DATASET EXCERPTS>
▼

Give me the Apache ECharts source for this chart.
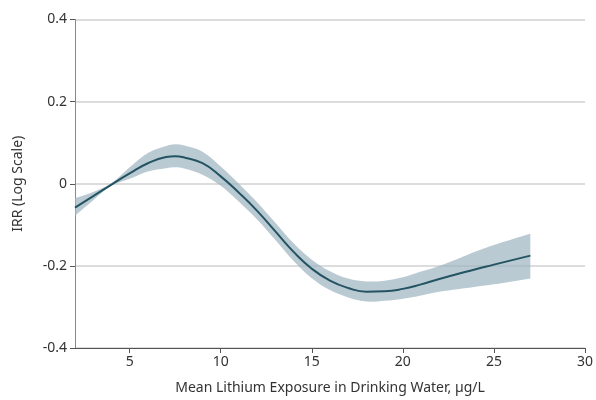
<!DOCTYPE html>
<html>
<head>
<meta charset="utf-8">
<script src="https://cdn.jsdelivr.net/npm/echarts@6/dist/echarts.min.js"></script>
<style>
  html, body { margin: 0; padding: 0; background: #fff; }
  #chart { width: 596px; height: 400px; }
</style>
</head>
<body>
<div id="chart"></div>
<script>
// exposure (µg/L) and IRR on log scale
const exposure = [2, 3, 4, 5, 6, 7, 7.5, 8, 9, 10, 11, 12, 13, 14, 15, 16, 17, 18, 19, 20, 21, 22, 23, 24, 25, 26, 27];
const estimate = [-0.058, -0.030, -0.002, 0.025, 0.050, 0.065, 0.067, 0.064, 0.050, 0.018, -0.022, -0.066, -0.116, -0.166, -0.207, -0.236, -0.254, -0.263, -0.262, -0.256, -0.245, -0.232, -0.220, -0.208, -0.197, -0.186, -0.175];
const lowerCI = [-0.078, -0.040, -0.005, 0.012, 0.030, 0.038, 0.040, 0.037, 0.022, -0.005, -0.044, -0.087, -0.137, -0.188, -0.230, -0.259, -0.277, -0.287, -0.285, -0.280, -0.272, -0.263, -0.257, -0.251, -0.245, -0.238, -0.231];
const upperCI = [-0.035, -0.020, 0.001, 0.040, 0.075, 0.092, 0.096, 0.093, 0.078, 0.042, 0.000, -0.045, -0.095, -0.145, -0.185, -0.213, -0.231, -0.238, -0.236, -0.228, -0.214, -0.200, -0.183, -0.165, -0.149, -0.135, -0.122];
const xTicks = [5, 10, 15, 20, 25, 30];

const textColor = '#333';
const fontFamily = 'Noto Sans';

const chart = echarts.init(document.getElementById('chart'));

// confidence band: one polygon, upper edge left->right then lower edge right->left.
// end points are doubled so the smoothing keeps the corners sharp
function renderBand(params, api) {
    if (params.dataIndex !== 0) return;
    const pts = [];
    const n = exposure.length;
    for (let i = 0; i < n; i++) {
        const p = api.coord([exposure[i], upperCI[i]]);
        pts.push(p);
        if (i === 0 || i === n - 1) pts.push(p.slice());
    }
    for (let i = n - 1; i >= 0; i--) {
        const p = api.coord([exposure[i], lowerCI[i]]);
        pts.push(p);
        if (i === 0 || i === n - 1) pts.push(p.slice());
    }
    return {
        type: 'polygon',
        shape: { points: pts, smooth: 0.35 },
        style: { fill: '#9fb5c0', opacity: 0.72 }
    };
}

const option = {
    animation: false,
    grid: { left: 75, right: 8, top: 19.5, bottom: 51 },
    xAxis: {
        type: 'value',
        min: 2,
        max: 30,
        name: 'Mean Lithium Exposure in Drinking Water, µg/L',
        nameLocation: 'middle',
        nameGap: 33,
        nameTextStyle: { color: textColor, fontSize: 14, fontFamily: fontFamily },
        axisLine: { show: true, onZero: false, lineStyle: { color: '#555', width: 1 } },
        axisTick: { show: true, length: 5, customValues: xTicks, lineStyle: { color: '#555' } },
        axisLabel: { customValues: xTicks, color: textColor, fontSize: 14, fontFamily: fontFamily, margin: 7 },
        splitLine: { show: false }
    },
    yAxis: {
        type: 'value',
        min: -0.4,
        max: 0.4,
        interval: 0.2,
        name: 'IRR (Log Scale)',
        nameLocation: 'middle',
        nameGap: 50,
        nameRotate: 90,
        nameTextStyle: { color: textColor, fontSize: 14, fontFamily: fontFamily },
        axisLine: { show: true, lineStyle: { color: '#888', width: 1 } },
        axisTick: { show: true, length: 5, lineStyle: { color: '#555' } },
        axisLabel: {
            color: textColor, fontSize: 14, fontFamily: fontFamily, margin: 8,
            formatter: v => Math.abs(v) < 1e-9 ? '0' : v.toFixed(1)
        },
        splitLine: { show: true, lineStyle: { color: '#dcdcdc', width: 2 } }
    },
    series: [
        {
            name: 'CI',
            type: 'custom',
            renderItem: renderBand,
            clip: true,
            data: exposure.map((x, i) => [x, lowerCI[i], upperCI[i]]),
            encode: { x: 0, y: [1, 2] },
            z: 2
        },
        {
            name: 'IRR',
            type: 'line',
            data: exposure.map((x, i) => [x, estimate[i]]),
            smooth: true,
            symbol: 'none',
            lineStyle: { color: '#245463', width: 2 },
            z: 3
        }
    ]
};

chart.setOption(option);
</script>
</body>
</html>
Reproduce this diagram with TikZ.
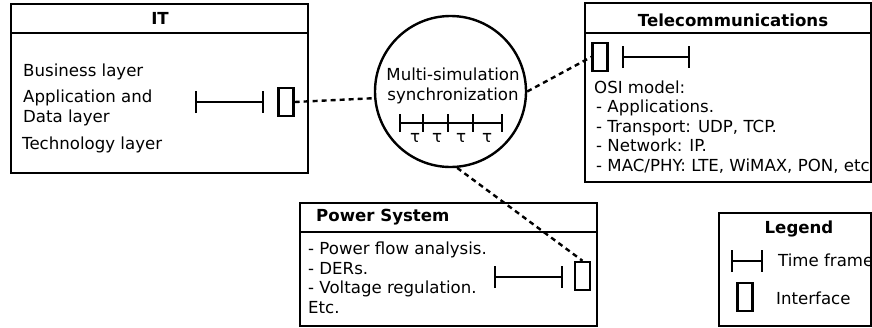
\documentclass[tikz,border=0pt]{standalone}
\usepackage{fontspec}
\setmainfont{DejaVu Sans}
\usepackage{tikz}
\usetikzlibrary{arrows.meta}

\begin{document}
\begin{tikzpicture}[x=1pt, y=-1pt, line width=2.4pt,
  font=\fontsize{16.6}{19.5}\selectfont,
  txt/.style={inner sep=0pt, anchor=west, align=left},
  ttl/.style={inner sep=0pt, font=\fontsize{16.6}{19.5}\selectfont\bfseries},
  iface/.style={rectangle, draw, line width=2.4pt, minimum width=15pt, minimum height=28pt, inner sep=0pt},
  tframe/.style={line width=2.4pt, {Bar[width=22pt]}-{Bar[width=22pt]}},
  link/.style={line width=2.4pt, dash pattern=on 5pt off 4pt}]
\useasboundingbox (0,0) rectangle (872,327);

% IT
\draw (11,4) rectangle (308,173);
\draw (11,33) -- (308,33);
\node[ttl] (itttl) at (160,18) {IT};
\node[txt] (itbiz) at (22,72) {Business layer};
\node[txt] (itapp) at (22,108) {Application and\\Data layer};
\node[txt] (ittech) at (21,145) {Technology layer};
\draw[tframe] (195,102) -- (264,102);
\node[iface] (itif) at (286,102) {};

% Telecommunications
\draw (585,3) rectangle (871,182);
\draw (585,33) -- (871,33);
\node[ttl] (telttl) at (733,20) {Telecommunications};
\node[iface] (telif) at (600,57) {};
\draw[tframe] (622,57) -- (690,57);
\node[txt] (teltxt) at (593,127) {OSI model:\\\hspace{2pt}- Applications.\\\hspace{2pt}- Transport: UDP, TCP.\\\hspace{2pt}- Network: IP.\\\hspace{2pt}- MAC/PHY: LTE, WiMAX, PON, etc};

% Power System
\draw (300,203) rectangle (597,326);
\draw (300,232) -- (597,232);
\node[ttl, anchor=west] (pwttl) at (315,217) {Power System};
\node[txt] (pwtxt) at (307,278) {- Power flow analysis.\\- DERs.\\- Voltage regulation.\\Etc.};
\draw[tframe] (494,277) -- (563,277);
\node[iface] (pwif) at (582.5,276) {};

% synchronization
\node[circle, draw, minimum size=151pt, inner sep=0pt] (sync) at (450.5,91.5) {};
\node[inner sep=0pt, align=center] (synctxt) at (453,86) {Multi-simulation\\synchronization};
\draw (400,123) -- (502,123);
\foreach \x in {400,423,448,473,502}
  \draw (\x,114) -- (\x,132);
\foreach \x in {415,437,461,487}
  \node[inner sep=0pt] at (\x,138) {τ};

% links
\draw[link] (itif.east) -- (sync.185);
\draw[link] (sync.east) -- (telif.west);
\draw[link] (sync.275) -- (pwif.north);

% Legend
\draw (719,213) rectangle (871,326);
\node[ttl] (lgttl) at (799,229) {Legend};
\draw[tframe] (731,261) -- (763,261);
\node[txt] (lgtf) at (777,260) {Time frame};
\node[iface] (lgif) at (745,297) {};
\node[txt] (lgif) at (775,298) {Interface};
\end{tikzpicture}
\end{document}
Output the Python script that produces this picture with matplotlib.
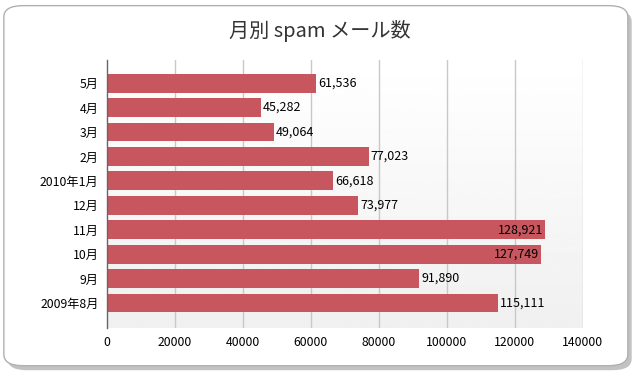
import matplotlib
matplotlib.use("Agg")
import matplotlib.pyplot as plt
import numpy as np
from matplotlib.patches import FancyBboxPatch

plt.rcParams["font.family"] = ["Noto Sans CJK JP", "DejaVu Sans"]

# data (bottom to top)
months = ["2009年8月", "9月", "10月", "11月", "12月", "2010年1月", "2月", "3月", "4月", "5月"]
spam_counts = [115111, 91890, 127749, 128921, 73977, 66618, 77023, 49064, 45282, 61536]
x_ticks = [0, 20000, 40000, 60000, 80000, 100000, 120000, 140000]

title = "月別 spam メール数"
bar_color = "#c8565e"

fig = plt.figure(figsize=(6.4, 3.77), dpi=100)

# card with shadow
shadow = FancyBboxPatch((0.012, 0.018), 0.975, 0.955, boxstyle="round,pad=0,rounding_size=0.03",
                        transform=fig.transFigure, facecolor="#9a9a9a", edgecolor="none", alpha=0.6, zorder=0)
card = FancyBboxPatch((0.006, 0.03), 0.975, 0.955, boxstyle="round,pad=0,rounding_size=0.03",
                      transform=fig.transFigure, facecolor="white", edgecolor="#b0b0b0", linewidth=1.0, zorder=1)
fig.patches.extend([shadow, card])

fig.text(0.5, 0.918, title, ha="center", va="center", fontsize=14.5, color="#333333")

ax = fig.add_axes([0.1672, 0.130, 0.7433, 0.711])
ax.set_zorder(2)

ypos = np.arange(len(months))
ax.set_xlim(0, 140000)
ax.set_ylim(-1.02, 9.95)

# gradient background
grad = np.linspace(0.94, 1.0, 256).reshape(-1, 1)
ax.imshow(grad, extent=[0, 140000, -1.02, 9.95], origin="lower", aspect="auto",
          cmap="gray", vmin=0, vmax=1, zorder=0)

for t in x_ticks[1:]:
    ax.axvline(t, color="#c8c8c8", linewidth=1, zorder=1)

ax.barh(ypos, spam_counts, height=0.77, color=bar_color, zorder=2)

for y, v in zip(ypos, spam_counts):
    label = f"{v:,}"
    if v > 120000:
        ax.text(v - 600, y, label, ha="right", va="center", fontsize=9, color="black", zorder=3)
    else:
        ax.text(v + 600, y, label, ha="left", va="center", fontsize=9, color="black", zorder=3)

ax.set_yticks(ypos)
ax.set_yticklabels(months, fontsize=8.8)
ax.set_xticks(x_ticks)
ax.set_xticklabels([str(t) for t in x_ticks], fontsize=8.8)
ax.tick_params(axis="both", length=0, pad=6)

for side in ["top", "right", "bottom"]:
    ax.spines[side].set_visible(False)
ax.spines["left"].set_color("#666666")
ax.spines["left"].set_linewidth(1)

fig.savefig("out.png", dpi=100)
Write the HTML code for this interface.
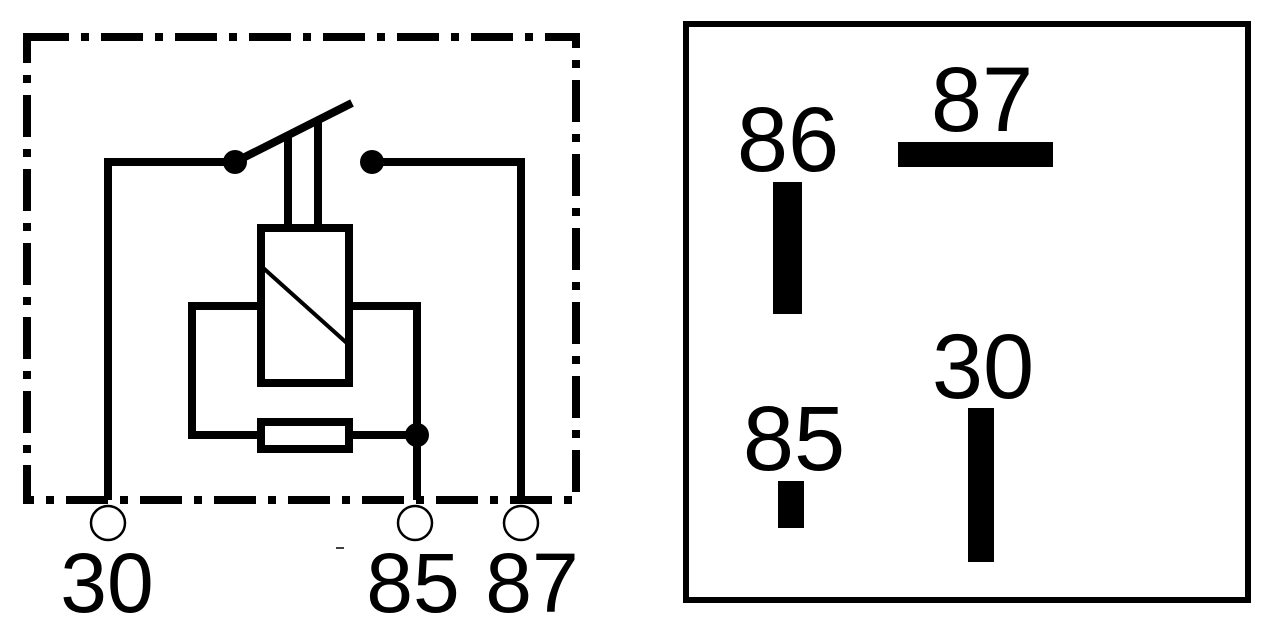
<!DOCTYPE html>
<html><head><meta charset="utf-8"><style>
html,body{margin:0;padding:0;background:#fff;width:1280px;height:641px;overflow:hidden}
svg{display:block}
text{font-family:"Liberation Sans",Arial,sans-serif;fill:#000}
</style></head><body>
<svg width="1280" height="641" viewBox="0 0 1280 641" xmlns="http://www.w3.org/2000/svg">
<g fill="none" stroke="#000" stroke-width="8">
  <rect x="27" y="37" width="549" height="463" stroke-dasharray="42 12 8 12"/>
  <polyline points="108,500 108,162 235,162"/>
  <line x1="235" y1="162" x2="352" y2="103"/>
  <polyline points="372,162 521,162 521,500"/>
  <line x1="288" y1="135" x2="288" y2="228"/>
  <line x1="318" y1="120" x2="318" y2="228"/>
  <rect x="261" y="228" width="88" height="155"/>
  <polyline points="261,306 192,306 192,435 261,435"/>
  <polyline points="349,306 417,306 417,500"/>
  <line x1="349" y1="435" x2="417" y2="435"/>
  <rect x="261" y="422" width="88" height="27"/>
</g>
<line x1="261" y1="266" x2="349" y2="345" stroke="#000" stroke-width="4"/>
<circle cx="235" cy="162" r="12" fill="#000"/>
<circle cx="372" cy="162" r="12" fill="#000"/>
<circle cx="417" cy="435" r="12" fill="#000"/>
<g fill="#fff" stroke="#000" stroke-width="2.5">
  <circle cx="108" cy="523" r="17"/>
  <circle cx="415" cy="523" r="17"/>
  <circle cx="521" cy="523" r="17"/>
</g>
<line x1="336" y1="548" x2="344" y2="548" stroke="#000" stroke-width="1.5"/>
<g font-size="84" text-anchor="middle">
  <text x="107" y="612">30</text>
  <text x="413" y="612">85</text>
  <text x="532" y="612">87</text>
</g>
<rect x="686" y="24" width="562" height="576" fill="none" stroke="#000" stroke-width="6"/>
<rect x="773" y="182" width="29" height="132" fill="#000"/>
<rect x="898" y="142" width="155" height="25" fill="#000"/>
<rect x="778" y="481" width="26" height="47" fill="#000"/>
<rect x="968" y="408" width="26" height="154" fill="#000"/>
<g font-size="92" text-anchor="middle">
  <text x="788" y="171">86</text>
  <text x="982" y="131">87</text>
  <text x="794" y="470">85</text>
  <text x="983" y="398">30</text>
</g>
</svg>
</body></html>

▲

WHAT YOU NEED TO DO>
Take the lines from the first line of the entries through the line with "const chart = echarts.init(document.getElementById('chart'));", inclusive, and give them again exactly, minus any pictures.

EXPECTED OUTPUT>
Give me the Apache ECharts source for this chart.
<!DOCTYPE html>
<html>
<head>
<meta charset="utf-8">
<script src="https://cdn.jsdelivr.net/npm/echarts@6/dist/echarts.min.js"></script>
<style>
  html, body { margin: 0; padding: 0; background: #fff; }
  #chart { width: 596px; height: 400px; }
</style>
</head>
<body>
<div id="chart"></div>
<script>
// exposure (µg/L) and IRR on log scale
const exposure = [2, 3, 4, 5, 6, 7, 7.5, 8, 9, 10, 11, 12, 13, 14, 15, 16, 17, 18, 19, 20, 21, 22, 23, 24, 25, 26, 27];
const estimate = [-0.058, -0.030, -0.002, 0.025, 0.050, 0.065, 0.067, 0.064, 0.050, 0.018, -0.022, -0.066, -0.116, -0.166, -0.207, -0.236, -0.254, -0.263, -0.262, -0.256, -0.245, -0.232, -0.220, -0.208, -0.197, -0.186, -0.175];
const lowerCI = [-0.078, -0.040, -0.005, 0.012, 0.030, 0.038, 0.040, 0.037, 0.022, -0.005, -0.044, -0.087, -0.137, -0.188, -0.230, -0.259, -0.277, -0.287, -0.285, -0.280, -0.272, -0.263, -0.257, -0.251, -0.245, -0.238, -0.231];
const upperCI = [-0.035, -0.020, 0.001, 0.040, 0.075, 0.092, 0.096, 0.093, 0.078, 0.042, 0.000, -0.045, -0.095, -0.145, -0.185, -0.213, -0.231, -0.238, -0.236, -0.228, -0.214, -0.200, -0.183, -0.165, -0.149, -0.135, -0.122];
const xTicks = [5, 10, 15, 20, 25, 30];

const textColor = '#333';
const fontFamily = 'Noto Sans';

const chart = echarts.init(document.getElementById('chart'));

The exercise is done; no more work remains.